The request: Find all lines in the listing that include the word "this", then copy them.

— START Given entries —

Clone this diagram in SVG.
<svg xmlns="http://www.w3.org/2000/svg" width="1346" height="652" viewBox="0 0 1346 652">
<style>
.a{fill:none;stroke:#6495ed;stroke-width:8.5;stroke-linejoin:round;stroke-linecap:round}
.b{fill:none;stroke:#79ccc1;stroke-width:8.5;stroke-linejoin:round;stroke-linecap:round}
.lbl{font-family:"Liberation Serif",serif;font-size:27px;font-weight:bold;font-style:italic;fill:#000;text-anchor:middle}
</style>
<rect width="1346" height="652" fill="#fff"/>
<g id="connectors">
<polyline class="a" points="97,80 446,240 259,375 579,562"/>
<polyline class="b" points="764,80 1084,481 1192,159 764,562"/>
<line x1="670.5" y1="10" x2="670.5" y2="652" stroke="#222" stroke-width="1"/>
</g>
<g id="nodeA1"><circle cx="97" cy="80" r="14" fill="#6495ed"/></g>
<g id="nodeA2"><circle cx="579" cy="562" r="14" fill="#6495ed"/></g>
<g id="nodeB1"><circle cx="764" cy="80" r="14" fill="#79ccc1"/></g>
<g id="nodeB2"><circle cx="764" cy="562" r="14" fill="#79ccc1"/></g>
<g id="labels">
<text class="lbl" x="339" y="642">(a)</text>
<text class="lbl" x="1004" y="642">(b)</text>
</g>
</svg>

— END Given entries —
— START Given entries —

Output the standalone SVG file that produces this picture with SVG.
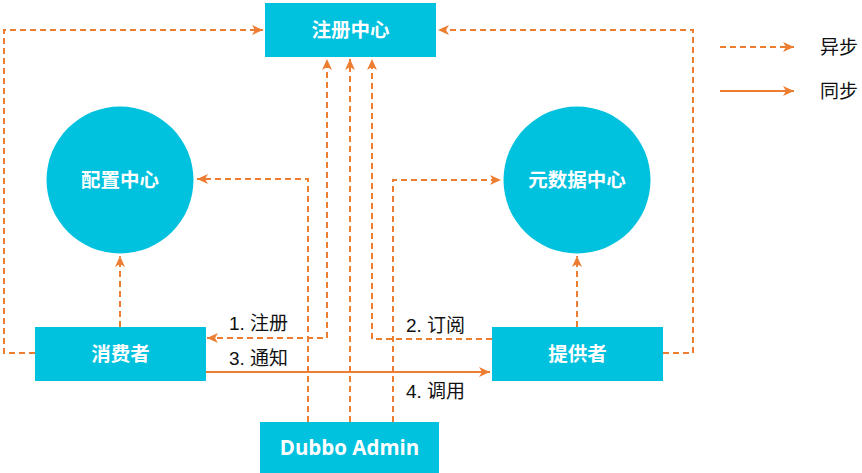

— END Given entries —

Exercise result:
Clone this diagram in SVG.
Output the standalone SVG file that produces this picture with SVG.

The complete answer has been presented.